WHO Urges Caution Over the Use Of Antibiotics In Healthy Animals
Most medical doctors would agree that antibiotic drugs—which stave off bacterial infections from staph to salmonella to bacterial pneumonia—are among the most important tools in modern medicine. But public health advocates, environmentalists, and even many doctors worry that our society’s overuse and misuse of antibiotics are making bacteria more resistant and thus limiting the effectiveness of these lifesaving drugs.
While misuse of antibiotics for human health problems is definitely a concern—those with a valid need for antibiotics who don’t finish off their prescriptions, for example, could effectively help bacteria develop resistance and make it stronger when it infects its next host—a larger issue is the misuse of antibiotics to treat the common cold and flu and other viral infections which do not involve bacteria.
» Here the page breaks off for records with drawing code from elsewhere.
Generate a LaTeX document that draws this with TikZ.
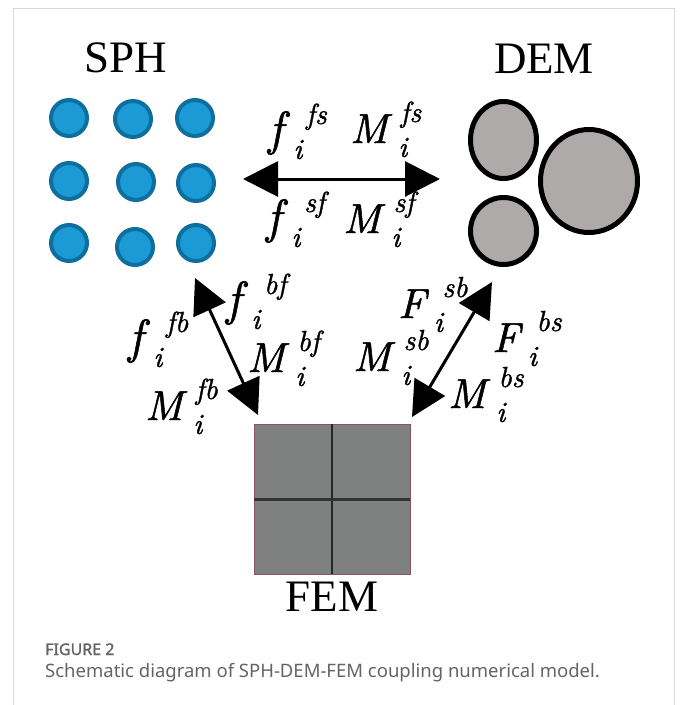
\documentclass[tikz,border=0pt]{standalone}
\usepackage{fontspec}
\setmainfont{Liberation Serif}
\setsansfont{Noto Sans}
\newfontfamily\capbold{Noto Sans}[FakeBold=1.6]
\newfontfamily\lbfont{lmroman10-italic.otf}[FakeBold=1.2]
\usetikzlibrary{arrows.meta}

\definecolor{sphfill}{RGB}{27,154,214}
\definecolor{sphring}{RGB}{14,111,158}
\definecolor{demgray}{RGB}{174,170,170}
\definecolor{femgray}{RGB}{127,129,128}
\definecolor{femedge}{RGB}{140,82,96}
\definecolor{capgray}{RGB}{100,100,100}

% quantities with stacked sub- and superscript
\newcommand{\supsz}{\fontsize{29}{31}\selectfont}
\newcommand{\bigf}{{\fontsize{48}{50}\selectfont f}}
\newcommand{\stackix}[4]{\kern#1\rlap{\kern#2\raisebox{0.5em}{\supsz #4}}\raisebox{-0.33em}{\supsz #3}}
\newcommand{\fq}[2]{\bigf\stackix{0.25em}{0.3em}{#1}{#2}}
\newcommand{\Mq}[2]{M\stackix{0.25em}{0.05em}{#1}{#2}}
\newcommand{\Fq}[2]{F\stackix{0.2em}{0.2em}{#1}{#2}}

\tikzset{
  lbl/.style={font=\lbfont\fontsize{42}{46}\selectfont, inner sep=0pt, anchor=base west},
  modname/.style={font=\fontsize{45}{50}\selectfont, inner sep=0pt, anchor=base},
  coupling/.style={line width=3pt, {Triangle[length=35pt,width=35pt]}-{Triangle[length=35pt,width=35pt]}},
  captxt/.style={font=\sffamily\fontsize{18.5}{22}\selectfont, text=capgray, anchor=base west, inner sep=0pt},
}

\begin{document}
\begin{tikzpicture}[x=1pt,y=-1pt]
\useasboundingbox (0,0) rectangle (680,705);
\draw[gray!30, line width=1pt] (13,705) -- (13,8) -- (674,8) -- (674,705);

\node[modname] (sph) at (126,72) {SPH};
\node[modname] (dem) at (544,73) {DEM};
\node[modname] (fem) at (332,611) {FEM};

% SPH particles
\foreach \x/\y in {69/118,133/119,195/118,69/181,136/182,196/183,69/243,135/247,196/243}
  {\filldraw[fill=sphfill, draw=sphring, line width=4pt] (\x,\y) circle (18);}

% DEM particles
\filldraw[fill=demgray, line width=5pt] (503.5,140) ellipse (33 and 38.5);
\filldraw[fill=demgray, line width=5pt] (503.5,231) ellipse (33 and 33.5);
\filldraw[fill=demgray, line width=5pt] (589,181) ellipse (48.5 and 51.5);

% FEM mesh
\filldraw[fill=femgray, draw=femedge, line width=1pt] (254,424) rectangle (410,574);
\draw[line width=1.5pt, black!85] (332,424) -- (332,574);
\draw[line width=3pt, black!80] (254,499) -- (410,499);

% coupling forces
\coordinate (sfa) at (243,179);
\coordinate (sfb) at (440,179);
\draw[coupling] (sfa) -- (sfb);
\coordinate (fba) at (195,278);
\coordinate (fbb) at (258,415);
\draw[coupling] (fba) -- (fbb);
\coordinate (sba) at (492,282);
\coordinate (sbb) at (412,417);
\draw[coupling] (sba) -- (sbb);

\node[lbl] (ffs) at (268,145) {\fq{i}{fs}};
\node[lbl] (mfs) at (350,143) {\Mq{i}{fs}};
\node[lbl] (fsf) at (266,233) {\fq{i}{sf}};
\node[lbl] (msf) at (343,233) {\Mq{i}{sf}};
\node[lbl] (ffb) at (128,353) {\fq{i}{fb}};
\node[lbl] (fbf) at (226,315) {\fq{i}{bf}};
\node[lbl] (mbf) at (247,372) {\Mq{i}{bf}};
\node[lbl] (mfb) at (145,420) {\Mq{i}{fb}};
\node[lbl] (fsb) at (398,318) {\Fq{i}{sb}};
\node[lbl] (fbs) at (492,352) {\Fq{i}{bs}};
\node[lbl] (msb) at (353,371) {\Mq{i}{sb}};
\node[lbl] (mbs) at (448,408) {\Mq{i}{bs}};

\node[captxt, font=\capbold\fontsize{16}{20}\selectfont] (figno) at (45,655) {FIGURE 2};
\node[captxt] (cap) at (45,677) {Schematic diagram of SPH-DEM-FEM coupling numerical model.};
\end{tikzpicture}
\end{document}
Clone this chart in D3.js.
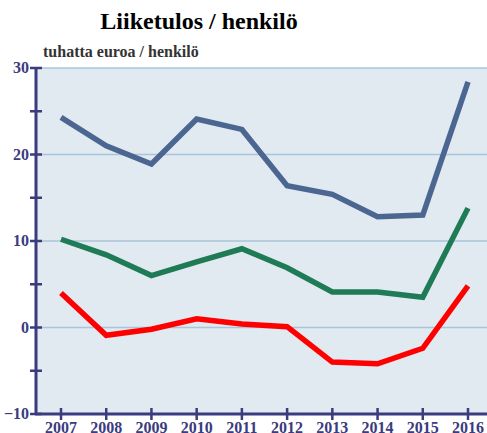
<!DOCTYPE html>
<html>
<head>
<meta charset="utf-8">
<script src="https://cdn.jsdelivr.net/npm/d3@7"></script>
<style>
  body { margin: 0; background: #fff; }
  text { font-family: "Liberation Serif", "Times New Roman", serif; font-weight: bold; }
</style>
</head>
<body>
<svg width="487" height="433"></svg>
<script>
var years = [2007, 2008, 2009, 2010, 2011, 2012, 2013, 2014, 2015, 2016];
var blue  = [24.3, 21.0, 18.9, 24.1, 22.9, 16.4, 15.4, 12.8, 13.0, 28.4];
var green = [10.2, 8.4, 6.0, 7.6, 9.1, 6.9, 4.1, 4.1, 3.5, 13.8];
var red   = [4.0, -0.9, -0.2, 1.0, 0.4, 0.1, -4.0, -4.2, -2.4, 4.8];
var yTicks = [-10, 0, 10, 20, 30];
var yMinor = [-5, 5, 15, 25];

var svg = d3.select('svg');
var plotL = 36, plotR = 487, plotT = 68, plotB = 414;
var navy = '#3b3b7e';

var x = d3.scaleLinear().domain([2007, 2016]).range([61, 468]);
var y = d3.scaleLinear().domain([-10, 30]).range([plotB, plotT]);

// plot background
svg.append('rect')
  .attr('x', plotL).attr('y', plotT)
  .attr('width', plotR - plotL).attr('height', plotB - plotT)
  .attr('fill', '#e1e9f1');

// grid
svg.append('g').selectAll('line')
  .data(yTicks.filter(function(d) { return d > -10; }))
  .enter().append('line')
  .attr('x1', plotL).attr('x2', plotR)
  .attr('y1', function(d) { return y(d); })
  .attr('y2', function(d) { return y(d); })
  .attr('stroke', '#a9c5d9').attr('stroke-width', 1.5);

// series
var line = d3.line()
  .x(function(d, i) { return x(years[i]); })
  .y(function(d) { return y(d); });

[[blue, '#4b6690'], [green, '#1f7a56'], [red, '#ff0000']].forEach(function(s) {
  svg.append('path')
    .attr('d', line(s[0]))
    .attr('fill', 'none')
    .attr('stroke', s[1])
    .attr('stroke-width', 5.5);
});

// y axis
svg.append('line')
  .attr('x1', plotL).attr('x2', plotL)
  .attr('y1', plotT).attr('y2', plotB)
  .attr('stroke', navy).attr('stroke-width', 3);

svg.append('g').selectAll('line')
  .data(yTicks.concat(yMinor))
  .enter().append('line')
  .attr('x1', plotL - 6).attr('x2', plotL + 6)
  .attr('y1', function(d) { return y(d); })
  .attr('y2', function(d) { return y(d); })
  .attr('stroke', navy).attr('stroke-width', 2.5);

svg.append('g').selectAll('text')
  .data(yTicks)
  .enter().append('text')
  .attr('x', plotL - 7)
  .attr('y', function(d) { return y(d) + 5; })
  .attr('text-anchor', 'end')
  .attr('font-size', 16)
  .attr('fill', navy)
  .text(function(d) { return d < 0 ? '\u2212' + Math.abs(d) : d; });

// x axis
svg.append('line')
  .attr('x1', plotL - 1).attr('x2', plotR)
  .attr('y1', plotB).attr('y2', plotB)
  .attr('stroke', navy).attr('stroke-width', 3);

svg.append('g').selectAll('line')
  .data(years)
  .enter().append('line')
  .attr('x1', function(d) { return x(d); })
  .attr('x2', function(d) { return x(d); })
  .attr('y1', plotB - 6).attr('y2', plotB + 6)
  .attr('stroke', navy).attr('stroke-width', 2.5);

svg.append('g').selectAll('text')
  .data(years)
  .enter().append('text')
  .attr('x', function(d) { return x(d); })
  .attr('y', plotB + 19)
  .attr('text-anchor', 'middle')
  .attr('font-size', 16)
  .attr('fill', navy)
  .text(function(d) { return d; });

// titles
svg.append('text')
  .attr('x', 199).attr('y', 29)
  .attr('text-anchor', 'middle')
  .attr('font-size', 24)
  .attr('fill', '#000')
  .text('Liiketulos / henkilö');

svg.append('text')
  .attr('x', 43).attr('y', 57)
  .attr('font-size', 16)
  .attr('fill', '#333')
  .text('tuhatta euroa / henkilö');
</script>
</body>
</html>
The more antibiotics we use willy-nilly, the faster bacteria will develop resistance, rendering many of the drugs modern medicine has come to rely on obsolete.
Also, antibiotics often are used on industrial farms not only to treat sick animals but also to offset the health effects of crowding and poor sanitation, as well as to spur animal growth which presents a serious and growing threat
to human health because it creates new strains of dangerous antibiotic-resistant bacteria.Therefore, the World Health Organisation has now issued new guidelines pertaining to the same, suggesting farmers to stop the use of any antibiotics routinely to promote growth and prevent disease in animals that are otherwise healthy, a common practice in some parts of the world, including Asia and the US. Such routine use is banned in Europe, though campaigners fear the rules are sometimes flouted.
“A lack of effective antibiotics is as serious a security threat as a sudden and deadly disease outbreak,” said Tedros Adhanom Ghebreyesus, Director-General of the World Health Organization in a news release on the new guideline aimed at helping preserve the effectiveness of antibiotics for humans by reducing their unnecessary use in animals.
“Strong, sustained action across all sectors is vital if we are to turn back the tide of antimicrobial resistance and keep the world safe,” he added.
According to the WHO’s statement, in some countries around 80 percent of total consumption of medically important antibiotics is in the animal sector. They are largely used in healthy animals to stop them from getting sick and to speed up their growth.
The WHO “strongly recommends an overall reduction in the use of all classes of medically important antibiotics in food-producing animals, including complete restriction of these antibiotics for growth promotion and disease prevention without a diagnosis,” the United Nations agency said in a statement.
The use of the strongest antibiotics, the last resort for the most deadly infections affecting humans, should be banned altogether in animals, the guidelines advise. This should apply, according to the WHO, even in cases where an illness has been diagnosed in a food-producing animal. Implementing this could require animals to be quarantined, allowed to die, or for herds to be culled in order to halt the spread of a serious disease rather than attempting to cure it.
Tedros Adhanom Ghebreyesus, director general of the WHO, said: “A lack of effective antibiotics is as serious a security threat as a sudden and deadly disease outbreak. Strong, sustained action across all sectors is vital if we are to turn back the tide of antimicrobial resistance and keep the world safe.”
Kazuaki Miyagishima, director of food safety at the WHO, said the links between antibiotic use on farms and risks to human health were clear: “Scientific evidence demonstrates that overuse of antibiotics in animals can contribute to the emergence of antibiotic resistance. The volume of antibiotics used in animals is continuing to increase worldwide, driven by a growing demand for foods of animal origin, often produced through intensive animal husbandry.”